I attended a post-show talk with Cindy Im who plays the title role in “Hannah.” (I snapped a picture with her). When asked about her personal connection with the play, Cindy, herself Korean-American, noted that “Hannah” caused her to reflect in a different way on the passing of her own mother. On a lighter note, Cindy shared that her father—who is as much a critic as the father in “Hannah”—was very dubious about Cindy's choice to become an actor, offering to pay her way through law school instead. I think the legal profession’s loss is the theatrical world's gain.
“Mojada: A Medea in Los Angeles” by veteran playwright Luis Alfaro involves a different kind of journey. Euripides’ story of family destruction is here relocated to the barrios of East L.A.—and becomes a harrowing tale of the trials immigrants face today. (“Mojada” is the pejorative Spanish term for a Mexican who enters the US illegally).
This is not Alfaro’s first foray into the world of Greek adaptation—his powerful “Oedipus el Rey” reimagines the famous king as a criminal who can’t escape his past, and his “Electricdad” moves the tale of Electra’s vengeance on her murderous mother Clytemnestra to a contemporary drug lord’s home. Alfaro mines both the poetry and the brutality of these ancient stories. “Mojada” is a powerful addition to his opus.

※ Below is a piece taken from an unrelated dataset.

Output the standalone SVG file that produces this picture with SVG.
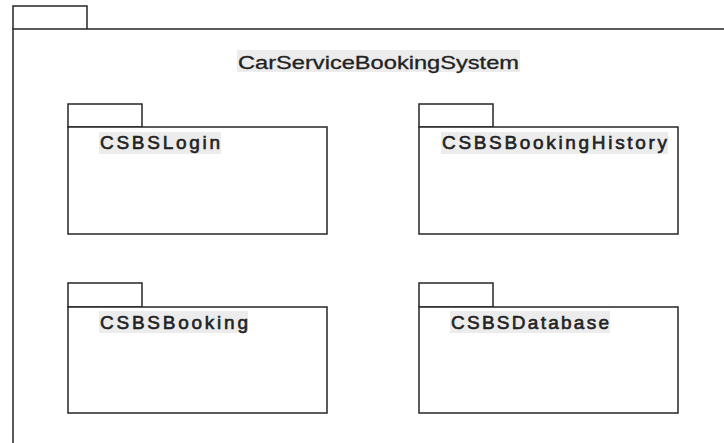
<svg xmlns="http://www.w3.org/2000/svg" width="724" height="443" viewBox="0 0 724 443">
<style>
.pk{fill:#fff;stroke:#262626;stroke-width:1.5}
.hl{fill:#ececec}
.lbl{font-family:"Liberation Sans",Arial,sans-serif;font-size:19px;fill:#222;stroke:#222;stroke-width:0.6}
.ttl{font-family:"Liberation Sans",Arial,sans-serif;font-size:18.5px;fill:#222;stroke:#222;stroke-width:0.3}
</style>
<rect width="724" height="443" fill="#fff"/>
<g id="CarServiceBookingSystem">
<path class="pk" d="M13,29 V6 H87 V29"/>
<path class="pk" d="M13,450 V29 H730"/>
<rect class="hl" x="237" y="50" width="283" height="22"/>
<text class="ttl" x="238" y="68.5" textLength="281" lengthAdjust="spacingAndGlyphs">CarServiceBookingSystem</text>
</g>
<g id="CSBSLogin">
<rect class="pk" x="68" y="104" width="74" height="23"/>
<rect class="pk" x="68" y="127" width="259" height="107"/>
<rect class="hl" x="99" y="132" width="122" height="22"/>
<text class="lbl" x="100" y="149" textLength="120" lengthAdjust="spacing">CSBSLogin</text>
</g>
<g id="CSBSBookingHistory">
<rect class="pk" x="419" y="104" width="74" height="23"/>
<rect class="pk" x="419" y="127" width="259" height="107"/>
<rect class="hl" x="441" y="132" width="227" height="22"/>
<text class="lbl" x="442" y="149" textLength="225" lengthAdjust="spacing">CSBSBookingHistory</text>
</g>
<g id="CSBSBooking">
<rect class="pk" x="68" y="283" width="74" height="24"/>
<rect class="pk" x="68" y="307" width="259" height="106"/>
<rect class="hl" x="99" y="311" width="149" height="22"/>
<text class="lbl" x="100" y="328.5" textLength="148" lengthAdjust="spacing">CSBSBooking</text>
</g>
<g id="CSBSDatabase">
<rect class="pk" x="419" y="283" width="74" height="24"/>
<rect class="pk" x="419" y="307" width="259" height="106"/>
<rect class="hl" x="450" y="311" width="160" height="22"/>
<text class="lbl" x="451" y="328.5" textLength="158" lengthAdjust="spacing">CSBSDatabase</text>
</g>
<g id="connectors"/>
</svg>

I admit it—I’m a jaded New Yorker who thinks this city is the center of the theatrical universe. But OSF, by supplementing its first-rate productions with frequent talkbacks, behind-the-scenes tours, introductions to plays by festival educators, and interviews with actors, provides a fantastic "all theater all the time" experience for theatergoers. Indeed if, like me, you are obsessive about theater, the Oregon Shakespeare Festival is as about as good as it gets.